Autism Auditory Sensitivity Tips

Autism Awareness Month: Coping with Auditory Sensitivities

Those on the autism spectrum often deal with sound sensitivity, and it can come in different flavors. Some individuals might be hypersensitive, and can’t help but pay attention to each and every sound. While others can suffer from hyposensitivity, where they do not respond to sounds or to their name. It’s not uncommon to identify this under sensitivity with hearing loss, but in some cases, there is actual hearing loss due to the developmental challenges and delays of autism. While this can make it difficult to cope with everyday life, there are some autism auditory sensitivity tips that can help prevent panic attacks and meltdowns.

April is Autism Awareness Month and in recognition, we bring you some pointers on how to better control and cope with auditory sensitivities in individuals on the autistic spectrum.

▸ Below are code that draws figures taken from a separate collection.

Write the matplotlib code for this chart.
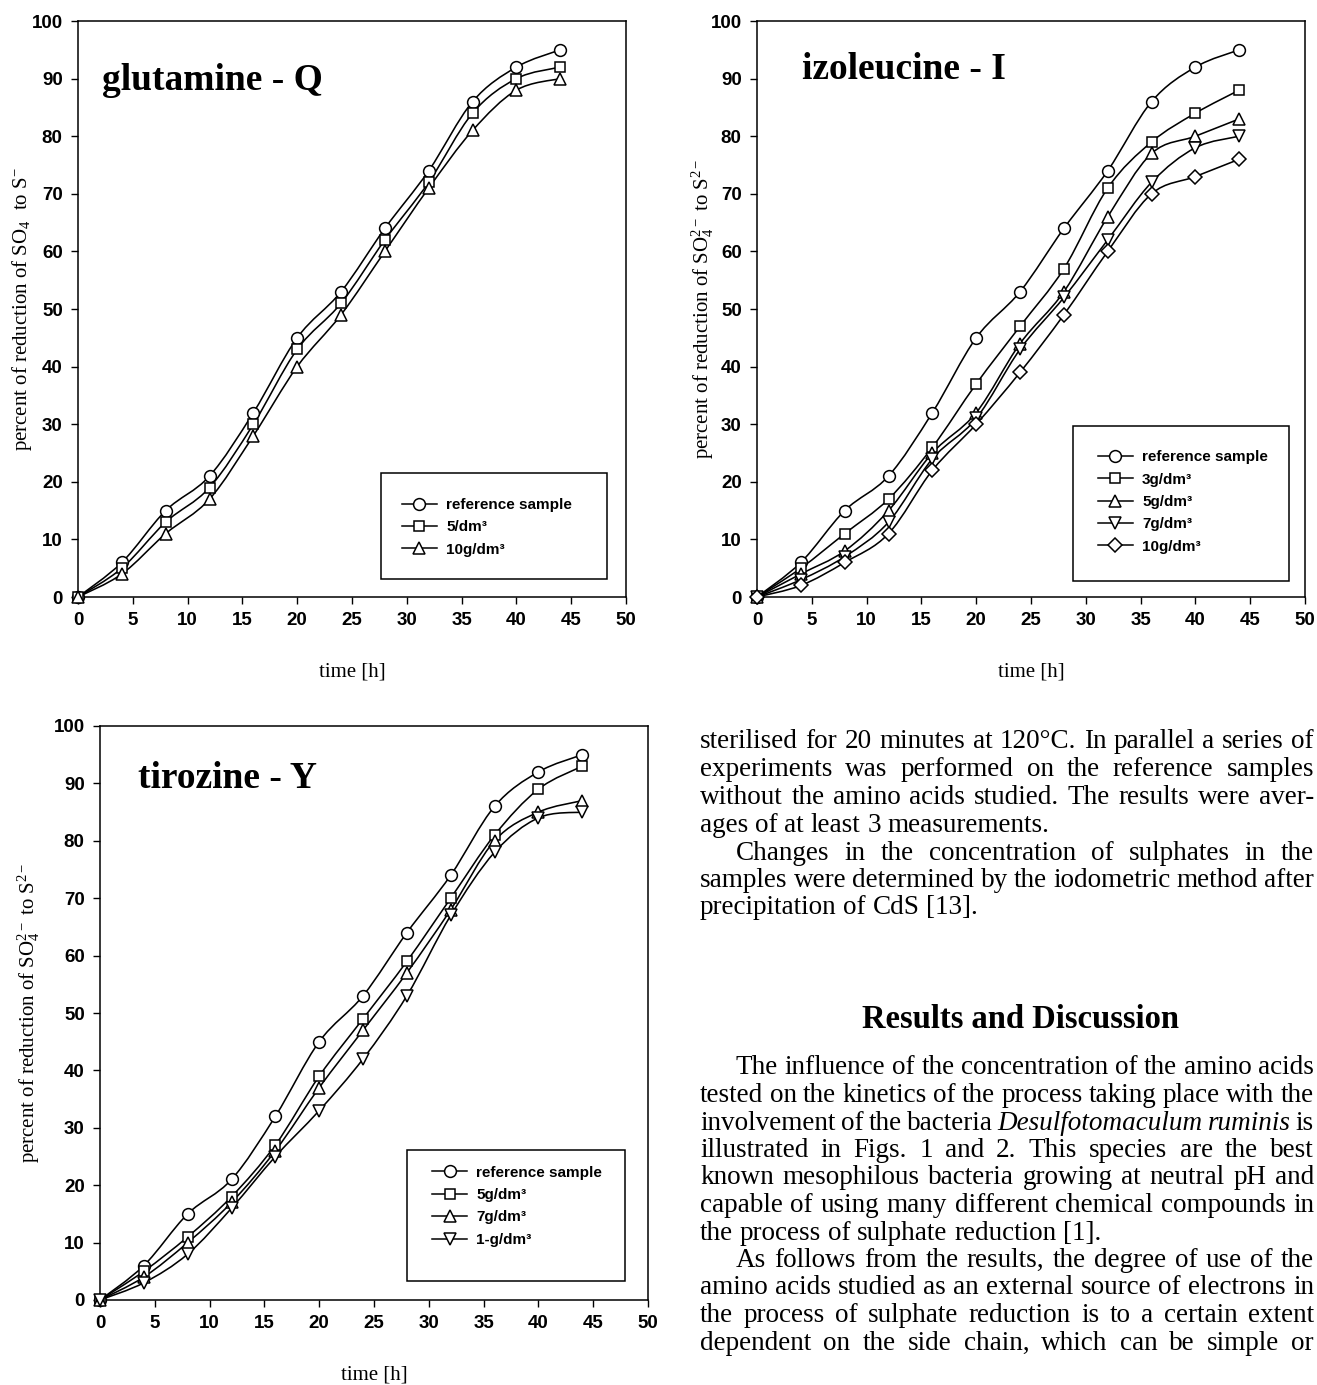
import numpy as np
import matplotlib
matplotlib.use('Agg')
import matplotlib.pyplot as plt
from matplotlib.path import Path
from matplotlib.patches import PathPatch, Rectangle
from matplotlib.lines import Line2D

plt.rcParams.update({
    'font.family': 'Liberation Sans',
    'mathtext.fontset': 'custom',
    'mathtext.rm': 'Liberation Serif',
    'mathtext.it': 'Liberation Serif:italic',
    'mathtext.bf': 'Liberation Serif:bold',
    'axes.linewidth': 1.1,
})

W, H = 1317, 1385

# ---- data ----
TIME = [0, 4, 8, 12, 16, 20, 24, 28, 32, 36, 40, 44]
REF = [0, 6, 15, 21, 32, 45, 53, 64, 74, 86, 92, 95]

GLN_LABELS = ['reference sample', '5/dm³', '10g/dm³']
GLN_5 = [0, 5, 13, 19, 30, 43, 51, 62, 72, 84, 90, 92]
GLN_10 = [0, 4, 11, 17, 28, 40, 49, 60, 71, 81, 88, 90]

ILE_LABELS = ['reference sample', '3g/dm³', '5g/dm³', '7g/dm³', '10g/dm³']
ILE_3 = [0, 5, 11, 17, 26, 37, 47, 57, 71, 79, 84, 88]
ILE_5 = [0, 4, 8, 15, 25, 32, 44, 53, 66, 77, 80, 83]
ILE_7 = [0, 3, 7, 13, 24, 31, 43, 52, 62, 72, 78, 80]
ILE_10 = [0, 2, 6, 11, 22, 30, 39, 49, 60, 70, 73, 76]

TYR_LABELS = ['reference sample', '5g/dm³', '7g/dm³', '1-g/dm³']
TYR_5 = [0, 5, 11, 18, 27, 39, 49, 59, 70, 81, 89, 93]
TYR_7 = [0, 4, 10, 17, 26, 37, 47, 57, 68, 80, 85, 87]
TYR_1 = [0, 3, 8, 16, 25, 33, 42, 53, 67, 78, 84, 85]

MARKERS = ['o', 's', '^', 'v', 'D']
MSIZE = {'o': 8.5, 's': 7.5, '^': 8.5, 'v': 8.5, 'D': 7}

YLAB = r'percent of reduction of SO$_4^{2-}$ to S$^{2-}$'
YLAB_Q = r'percent of reduction of SO$_4$  to S$^{-}$'


def smooth_path(x, y):
    # Catmull-Rom spline through the points, as cubic Bezier segments
    p = np.column_stack([x, y]).astype(float)
    verts = [p[0]]
    codes = [Path.MOVETO]
    n = len(p)
    for i in range(n - 1):
        p0 = p[i - 1] if i > 0 else p[i]
        p3 = p[i + 2] if i + 2 < n else p[i + 1]
        c1 = p[i] + (p[i + 1] - p0) / 6
        c2 = p[i + 1] - (p3 - p[i]) / 6
        verts += [c1, c2, p[i + 1]]
        codes += [Path.CURVE4] * 3
    return Path(verts, codes)


def panel(rect, series, labels, title, title_xy, ylab, ylab_x, leg_box, leg_anchor):
    ax = fig.add_axes(rect)
    handles = []
    for k, ys in enumerate(series):
        m = MARKERS[k]
        ax.add_patch(PathPatch(smooth_path(TIME, ys), fill=False, ec='black', lw=1.15, zorder=2))
        ax.plot(TIME, ys, ls='none', marker=m, ms=MSIZE[m], mfc='white', mec='black',
                mew=1.1, zorder=3, clip_on=False)
        handles.append(Line2D([], [], color='black', lw=1.1, marker=m, ms=MSIZE[m],
                              mfc='white', mec='black', mew=1.1))
    ax.set_xlim(0, 50)
    ax.set_ylim(0, 100)
    ax.set_xticks(range(0, 51, 5))
    ax.set_yticks(range(0, 101, 10))
    ax.tick_params(direction='out', length=5, width=1.0, labelsize=13.5, pad=6)
    for t in ax.get_xticklabels() + ax.get_yticklabels():
        t.set_fontweight('bold')
    ax.set_xlabel('time [h]', family='Liberation Serif', fontsize=15)
    ax.xaxis.set_label_coords(0.5, -0.13)
    ax.xaxis.label.set_va('center')
    ax.set_ylabel(ylab, family='Liberation Serif', fontsize=15)
    ax.yaxis.set_label_coords(ylab_x, 0.5)
    ax.yaxis.label.set_va('center')
    ax.text(title_xy[0], title_xy[1], title, family='Liberation Serif', fontweight='bold',
            fontsize=27, va='baseline', ha='left')
    x0, y0, x1, y1 = leg_box
    ax.add_patch(Rectangle((x0, y0), x1 - x0, y1 - y0, transform=ax.transAxes,
                           fill=False, ec='black', lw=1.1, zorder=4))
    ax.legend(handles, labels, loc='upper left', bbox_to_anchor=leg_anchor, frameon=False,
              borderaxespad=0, borderpad=0, handlelength=2.3, handletextpad=0.6,
              labelspacing=0.55, prop={'family': 'Liberation Sans', 'weight': 'bold', 'size': 11})
    return ax


fig = plt.figure(figsize=(W / 100, H / 100), dpi=100)

panel([78 / W, 1 - 597 / H, 548 / W, 576 / H], [REF, GLN_5, GLN_10], GLN_LABELS,
      'glutamine - Q', (2.2, 88), YLAB_Q, -0.102,
      (0.553, 0.031, 0.965, 0.215), (0.591, 0.172))
panel([757 / W, 1 - 597 / H, 548 / W, 576 / H], [REF, ILE_3, ILE_5, ILE_7, ILE_10], ILE_LABELS,
      'izoleucine - I', (4.1, 90), YLAB, -0.100,
      (0.577, 0.028, 0.971, 0.297), (0.622, 0.255))
panel([100 / W, 1 - 1300 / H, 548 / W, 574 / H], [REF, TYR_5, TYR_7, TYR_1], TYR_LABELS,
      'tirozine - Y', (3.5, 89.2), YLAB, -0.13,
      (0.56, 0.033, 0.958, 0.261), (0.606, 0.234))

# ---- body text on the right (justified lines) ----
BODY = [
    (742, 0, True, 'sterilised for 20 minutes at 120°C. In parallel a series of'),
    (769.5, 0, True, 'experiments was performed on the reference samples'),
    (797, 0, True, 'without the amino acids studied. The results were aver-'),
    (825, 0, False, 'ages of at least 3 measurements.'),
    (853, 1, True, 'Changes in the concentration of sulphates in the'),
    (880.5, 0, True, 'samples were determined by the iodometric method after'),
    (908, 0, False, 'precipitation of CdS [13].'),
    (1068, 1, True, 'The influence of the concentration of the amino acids'),
    (1095.5, 0, True, 'tested on the kinetics of the process taking place with the'),
    (1123, 0, True, 'involvement of the bacteria _Desulfotomaculum _ruminis is'),
    (1150.5, 0, True, 'illustrated in Figs. 1 and 2. This species are the best'),
    (1178, 0, True, 'known mesophilous bacteria growing at neutral pH and'),
    (1205.5, 0, True, 'capable of using many different chemical compounds in'),
    (1233, 0, False, 'the process of sulphate reduction [1].'),
    (1260.5, 1, True, 'As follows from the results, the degree of use of the'),
    (1288, 0, True, 'amino acids studied as an external source of electrons in'),
    (1315.5, 0, True, 'the process of sulphate reduction is to a certain extent'),
    (1343, 0, True, 'dependent on the side chain, which can be simple or'),
]
X_LEFT, X_RIGHT, INDENT = 700, 1314, 36
FS = 19.5
renderer = fig.canvas.get_renderer()
for y, ind, just, line in BODY:
    words = line.split(' ')
    arts = []
    for w in words:
        italic = w.startswith('_')
        t = fig.text(0, 1 - y / H, w.lstrip('_'), family='Liberation Serif', fontsize=FS,
                     style='italic' if italic else 'normal', va='center', ha='left')
        arts.append((t, t.get_window_extent(renderer).width))
    x = X_LEFT + ind * INDENT
    total = sum(wd for _, wd in arts)
    if just and len(arts) > 1:
        gap = max((X_RIGHT - x - total) / (len(arts) - 1), 2)
    else:
        gap = FS * 100 / 72 * 0.25
    for t, wd in arts:
        t.set_x(x / W)
        x += wd + gap

fig.text(1020 / W, 1 - 1020 / H, 'Results and Discussion', family='Liberation Serif',
         fontweight='bold', fontsize=23.5, ha='center', va='center')

fig.savefig('out.png', dpi=100, facecolor='white')
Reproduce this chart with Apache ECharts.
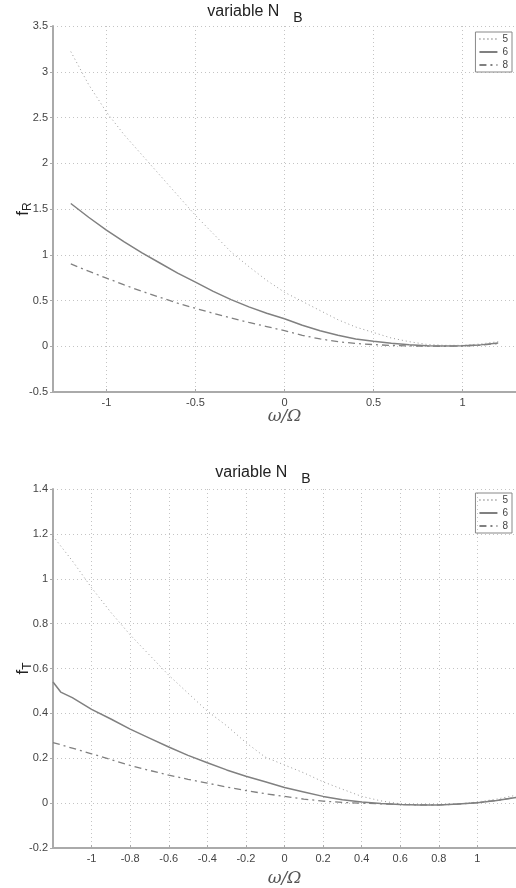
<!DOCTYPE html>
<html>
<head>
<meta charset="utf-8">
<script src="https://cdn.jsdelivr.net/npm/echarts@6/dist/echarts.min.js"></script>
<style>
html,body{margin:0;padding:0;background:#fff;}
#c{width:516px;height:888px;}
</style>
</head>
<body>
<div id="c"></div>
<script>
// ---- data ----
const seriesNames = ['5', '6', '8'];

// top panel: f_R vs omega/Omega
const xTop = [-1.2,-1.1,-1.0,-0.9,-0.8,-0.7,-0.6,-0.5,-0.4,-0.3,-0.2,-0.1,0,0.1,0.2,0.3,0.4,0.5,0.6,0.7,0.8,0.9,1.0,1.1,1.2];
const fR5 = [3.22,2.86,2.56,2.31,2.09,1.87,1.65,1.43,1.23,1.03,0.87,0.72,0.59,0.49,0.39,0.29,0.21,0.15,0.09,0.05,0.02,0.01,0.01,0.025,0.05];
const fR6 = [1.56,1.41,1.27,1.14,1.02,0.91,0.80,0.70,0.60,0.51,0.43,0.36,0.30,0.23,0.17,0.12,0.08,0.055,0.033,0.017,0.006,0.002,0.005,0.015,0.035];
const fR8 = [0.90,0.82,0.745,0.67,0.60,0.535,0.47,0.415,0.36,0.31,0.26,0.215,0.17,0.12,0.08,0.05,0.03,0.018,0.009,0.004,0.001,0.0,0.003,0.012,0.03];

// bottom panel: f_T vs omega/Omega
const xBot = [-1.2,-1.1,-1.0,-0.9,-0.8,-0.7,-0.6,-0.5,-0.4,-0.3,-0.2,-0.1,0,0.1,0.2,0.3,0.4,0.5,0.6,0.7,0.8,0.9,1.0,1.1,1.2];
const fT5 = [1.19,1.08,0.96,0.85,0.75,0.66,0.57,0.49,0.41,0.345,0.27,0.205,0.17,0.135,0.095,0.062,0.03,0.01,-0.003,-0.008,-0.008,-0.004,0.005,0.018,0.035];
const xBot6 = [-1.2,-1.16,-1.1,-1.0,-0.9,-0.8,-0.7,-0.6,-0.5,-0.4,-0.3,-0.2,-0.1,0,0.1,0.2,0.3,0.4,0.5,0.6,0.7,0.8,0.9,1.0,1.1,1.2];
const fT6 = [0.54,0.495,0.47,0.418,0.375,0.33,0.29,0.25,0.213,0.18,0.148,0.12,0.095,0.07,0.05,0.03,0.015,0.005,-0.002,-0.006,-0.008,-0.008,-0.004,0.002,0.012,0.025];
const fT8 = [0.27,0.245,0.22,0.194,0.168,0.146,0.125,0.106,0.089,0.072,0.056,0.042,0.03,0.018,0.009,0.003,0.0,-0.003,-0.006,-0.008,-0.008,-0.004,0.002,0.012,0.025];

// tick labels
const xTicksTop = [-1, -0.5, 0, 0.5, 1];

// ---- chart ----
const pair = (xs, ys) => xs.map((x, i) => [x, ys[i]]);
const chart = echarts.init(document.getElementById('c'), null, {renderer: 'canvas'});

const styles = {
  '5': {color: '#9a9a9a', width: 1, type: [1, 3]},
  '6': {color: '#808080', width: 1.5, type: 'solid'},
  '8': {color: '#808080', width: 1.3, type: [7, 4, 2, 4]}
};
function mk(name, data, g) {
  return {
    name: name, type: 'line', xAxisIndex: g, yAxisIndex: g,
    data: data, symbol: 'none', smooth: false, animation: false,
    lineStyle: styles[name], itemStyle: {color: styles[name].color}
  };
}
const font = 'Liberation Sans, Arial, sans-serif';
const gridLine = {show: true, lineStyle: {color: '#c4c4c4', type: [1, 3], width: 1}};
const axisLbl = {color: '#444', fontSize: 11, fontFamily: font};
const titleRich = {
  sub: {fontSize: 14, color: '#222', fontFamily: font, padding: [12, 0, 0, 14]}
};
function legendAt(top) {
  return {
    data: seriesNames, orient: 'vertical', right: 4, top: top, align: 'left',
    itemWidth: 18, itemHeight: 8, itemGap: 3,
    borderColor: '#888', borderWidth: 1, padding: [2, 4, 2, 3],
    itemStyle: {color: 'rgba(0,0,0,0)', borderColor: 'rgba(0,0,0,0)', borderWidth: 0, opacity: 0},
    textStyle: {color: '#444', fontSize: 10, fontFamily: font, padding: [0, 0, 0, 0]},
    selectedMode: false
  };
}
function xAxisCfg(g, min, max, gap, extra) {
  return Object.assign({
    type: 'value', gridIndex: g, min: min, max: max,
    name: 'ω/Ω', nameLocation: 'middle', nameGap: gap, nameMoveOverlap: false,
    nameTextStyle: {fontFamily: 'DejaVu Serif, serif', fontStyle: 'italic', fontSize: 17, color: '#555'},
    axisLine: {show: true, onZero: false, lineStyle: {color: '#aaa', width: 2}},
    axisTick: {show: true, inside: true, length: 3, lineStyle: {color: '#aaa'}},
    axisLabel: Object.assign({margin: 5, showMinLabel: false, showMaxLabel: false}, axisLbl),
    splitLine: gridLine
  }, extra);
}
function yAxisCfg(g, min, max, interval, sub) {
  return {
    type: 'value', gridIndex: g, min: min, max: max, interval: interval,
    name: 'f{s|' + sub + '}', nameLocation: 'middle', nameGap: 19, nameRotate: 90,
    nameMoveOverlap: false,
    nameTextStyle: {fontFamily: font, fontSize: 17, color: '#222',
      rich: {s: {fontSize: 12, color: '#222', fontFamily: font, padding: [10, 0, 0, 0]}}},
    axisLine: {show: true, onZero: false, lineStyle: {color: '#aaa', width: 2}},
    axisTick: {show: true, length: 3, lineStyle: {color: '#aaa'}},
    axisLabel: Object.assign({margin: 5}, axisLbl),
    splitLine: gridLine
  };
}

chart.setOption({
  backgroundColor: '#fff',
  animation: false,
  title: [
    {text: 'variable N{sub|B}', left: 250, textAlign: 'center', top: -6,
      textStyle: {fontFamily: font, fontSize: 16, fontWeight: 'normal', color: '#222', rich: titleRich}},
    {text: 'variable N{sub|B}', left: 258, textAlign: 'center', top: 455,
      textStyle: {fontFamily: font, fontSize: 16, fontWeight: 'normal', color: '#222', rich: titleRich}}
  ],
  legend: [legendAt(32), legendAt(493)],
  grid: [
    {left: 53, top: 26, height: 366, right: 0, containLabel: false},
    {left: 53, top: 489, height: 365, right: 0, containLabel: false}
  ],
  xAxis: [
    xAxisCfg(0, -1.3, 1.3, 16, {
      axisTick: {show: true, inside: true, length: 3, lineStyle: {color: '#aaa'}, customValues: xTicksTop},
      axisLabel: Object.assign({margin: 5, customValues: xTicksTop}, axisLbl)
    }),
    xAxisCfg(1, -1.2, 1.2, 22, {interval: 0.2})
  ],
  yAxis: [
    yAxisCfg(0, -0.5, 3.5, 0.5, 'R'),
    yAxisCfg(1, -0.2, 1.4, 0.2, 'T')
  ],
  series: [
    mk('5', pair(xTop, fR5), 0),
    mk('6', pair(xTop, fR6), 0),
    mk('8', pair(xTop, fR8), 0),
    mk('5', pair(xBot, fT5), 1),
    mk('6', pair(xBot6, fT6), 1),
    mk('8', pair(xBot, fT8), 1)
  ]
});
</script>
</body>
</html>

• When control over sound is possible, be sure to not play more than one sound at a time. In many autistics who have an over-sensitivity to sound, dual sounds can often cause painful headaches, rise anxiety, and can lead to a meltdown.
• Limit exposure to places that are packed full of people and sounds, since people on the autism spectrum have difficulty due to their inability to only focus on one or a few things. Autistic individuals often have the ability to hear everything and pay attention to everything at once and this can quickly overstimulate them. When this can’t be avoided, be sure to find a quiet place in order to give some relief.
• When working or studying, keep the noise level down and limit the number of sounds. Since many autistics can hear everything going on simultaneously, it becomes impossible to concentrate or pay attention to just one task. This can quickly drain the individual and can cause their anxiety level to escalate.
• When out in public make sure to have a pair of earplugs or noise canceling headphones. While some may disagree with this practice, for those who are hypersensitive it can help provide relief and instant comfort. When sounds become too overstimulating, blocking out everything can help limit any painful symptoms and help prevent an autistic person from having a panic attack.
• Bring along a distraction in order to help prevent pain and overstimulation when out in public or when in a noisy environment. A favorite toy, book, sketch pad or electronic device will give them some comfort and help them auto distract from everything else around them. Just be sure to bring something that they love and cherish to help distract them from offending noise.
• Take note of what sets him or her off, as there are several different types of noise sensitivity in hyper and hyposensitive individuals. Those who are hyposensitive can have what is called a recruitment sensitivity, which is when certain decibel level of sound makes the individual experience a sharp increase in sound perception that can be painful and shocking. While others who are hypersensitive might hear certain frequencies louder than a normal person, or they may suffer from an unusual fear of sound. In addition, emotional reactions to sound can also occur, and this can be triggered from the sounds of eating or breathing. Once you know what sounds set them off, you will be better prepared to limit their exposure.
• Knowing what sets him or her off will also aid in helping them become desensitized to that sound. Use small steps to help show them that these sounds are OK, don’t just push them into sudden exposure. If an autistic person has problems with hearing sirens it would be best to start off by showing them pictures of emergency vehicles, and then working up from there. By being gradual they will eventually learn that the sound is just a part of everyday life, which will help limit any anxiety driven panic attacks.

It is important to know that individuals who fall within the autism spectrum are all unique, and no two are alike. Just like a snowflake, each person who has autism is unique in their behavior, in the presentation of their symptoms, development, and in cognitive function. This means that with each person what works and doesn’t work will differ, so you need to find out what works for that particular individual.